Just to rule it out, could you try a fresh install with pip in a fresh virtualenv? Maybe something like:

python3.10 -m venv venv 
source venv/bin/activate
python -m pip install --upgrade pip
python -m pip install prodigy -f https://<LICENSE>@download.prodi.gy 
python -m pip install transformers

From here you should be able to call prodigy from the virtualenv that has the transformers library via:

python -m prodigy ...

The reason for doing this is that virtualenvs can be tricky beasts over time as installations keep getting patched on and sometimes it's just more pragmatic to start fresh. In particular I'd recommend strictly using python -m pip to ensure that you're always running in the correct virtualenv.

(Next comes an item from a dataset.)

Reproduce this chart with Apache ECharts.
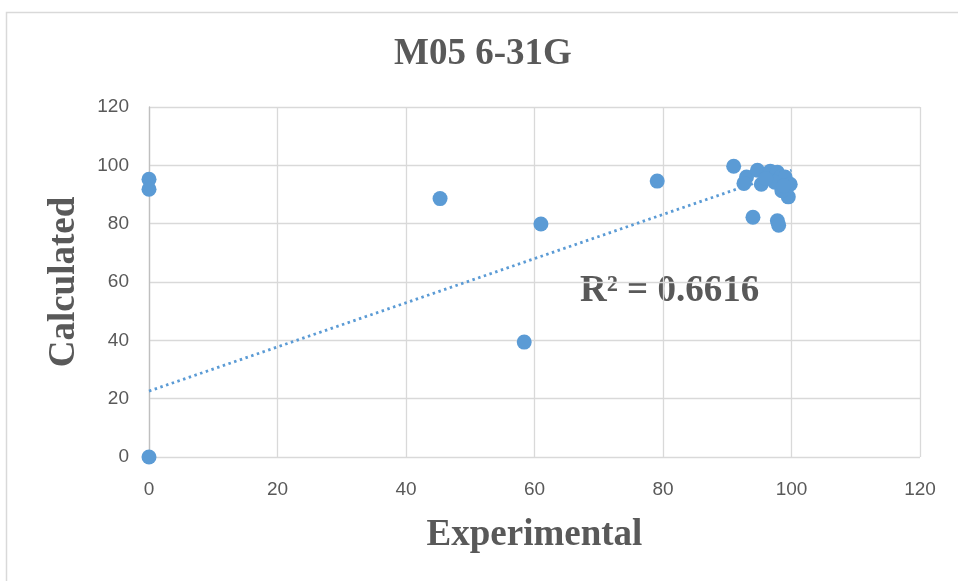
<!DOCTYPE html>
<html>
<head>
<meta charset="utf-8">
<script src="https://cdn.jsdelivr.net/npm/echarts@6/dist/echarts.min.js"></script>
<style>html,body{margin:0;padding:0;background:#fff;}#c{width:958px;height:581px;}</style>
</head>
<body>
<div id="c"></div>
<script>
const chartTitle = "M05 6-31G";
const xName = "Experimental";
const yName = "Calculated";
const r2Text = "R² = 0.6616";
const experimental = [0, 0, 0, 45.3, 58.4, 61.0, 79.1, 91.0, 94.0, 97.8, 98.0,
  93.0, 92.6, 94.7, 95.3, 96.7, 97.8, 98.3, 99.0, 99.8, 99.5, 98.5, 97.4, 98.8, 96.0];
const calculated = [95.2, 91.8, 0, 88.6, 39.4, 79.9, 94.6, 99.7, 82.2, 81.0, 79.5,
  96.0, 93.8, 98.3, 93.5, 98.0, 97.6, 96.0, 96.0, 93.5, 89.2, 91.3, 94.2, 93.0, 95.5];
const trendX = [0, 100];
const trendY = [22.6, 98.3];
const axisTicks = [0, 20, 40, 60, 80, 100, 120];

const pts = experimental.map((x, i) => [x, calculated[i]]);
const trend = trendX.map((x, i) => [x, trendY[i]]);
const blue = '#5b9bd5';
const labelFont = { color: '#595959', fontSize: 19, fontFamily: 'Liberation Sans Narrow, Liberation Sans, sans-serif' };
const serifBold = { fontFamily: 'Liberation Serif, Times New Roman, serif', fontWeight: 'bold', color: '#595959' };

const chart = echarts.init(document.getElementById('c'));
chart.setOption({
  animation: false,
  backgroundColor: '#fff',
  grid: { left: 149, right: 38, top: 107, bottom: 124 },
  graphic: [
    { type: 'rect', left: 4, top: 10, shape: { width: 1000, height: 1000 }, style: { fill: 'none', stroke: '#d9d9d9', lineWidth: 1.5 }, silent: true },
    { type: 'text', left: 394, top: 36, style: Object.assign({ text: chartTitle, fontSize: 37 }, serifBold, { fill: '#595959' }) },
    { type: 'text', left: 580, top: 273, style: Object.assign({ text: r2Text, fontSize: 37 }, serifBold, { fill: '#595959' }) }
  ],
  xAxis: {
    type: 'value', min: 0, max: 120, interval: 20,
    name: xName, nameLocation: 'middle', nameGap: 60,
    nameTextStyle: Object.assign({ fontSize: 37 }, serifBold),
    axisLine: { show: false },
    axisTick: { show: false },
    axisLabel: Object.assign({ margin: 23 }, labelFont),
    splitLine: { lineStyle: { color: '#d9d9d9', width: 1.3 } }
  },
  yAxis: {
    type: 'value', min: 0, max: 120, interval: 20,
    name: yName, nameLocation: 'middle', nameGap: 66, nameRotate: 90,
    nameTextStyle: Object.assign({ fontSize: 37 }, serifBold),
    axisLine: { show: true, lineStyle: { color: '#bfbfbf', width: 1.3 } },
    axisTick: { show: false },
    axisLabel: Object.assign({ margin: 20 }, labelFont),
    splitLine: { lineStyle: { color: '#d9d9d9', width: 1.3 } }
  },
  series: [
    {
      type: 'line', data: trend, symbol: 'none', z: 1,
      lineStyle: { color: blue, width: 2.8, type: [2.5, 3.5] }
    },
    {
      type: 'scatter', data: pts, symbol: 'circle', symbolSize: 15, z: 2,
      itemStyle: { color: blue, opacity: 1 }
    }
  ]
});
</script>
</body>
</html>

If this doesn't work I'll gladly check in again, I just want to check if a fresh install fixes it.

I am having problems activating the environment.

bash: line 2: venv/bin/activate: No such file or directory

If I proceed to use pip with no environment this keeps coming up

ImportError: cannot import name 'DEFAULT_CIPHERS' from 'urllib3.util.ssl_' (/local_disk0/.ephemeral_nfs/envs/pythonEnv-9694275d-8338-4aa9-9198-4242c0d787e9/lib/python3.10/site-packages/urllib3/util/ssl_.py)

Also as it is, I think Databricks cannot allow creation of environments in the normal way.
The venv foder doesn't have the bin folder after creating the environment, hence the bash: line 2: venv/bin/activate: No such file or directory Error

I see. Databricks doesn't allow for any creation of virtual environments? That seems like a strange design choice. Is it absolutely require that you run Prodigy on Databricks then? A "normal" VM ... is that out of the picture?

I am running on databricks because that's where we collaborate with the team.

In addition to that, I opted to run prodigy recipe as a python code

import prodigy

prodigy.serve("ner.llm.fetch  config.cfg input_texts.csv output_texts.jsonl", port=9000)

This works though there are errors of:

ImportError: cannot import name 'TypeVar' from 'typing_extensions' 

This is a typing-extensions error which can be solved.

Happy to hear there's progress! Usually the typing extensions issue can be solved by upgrading it.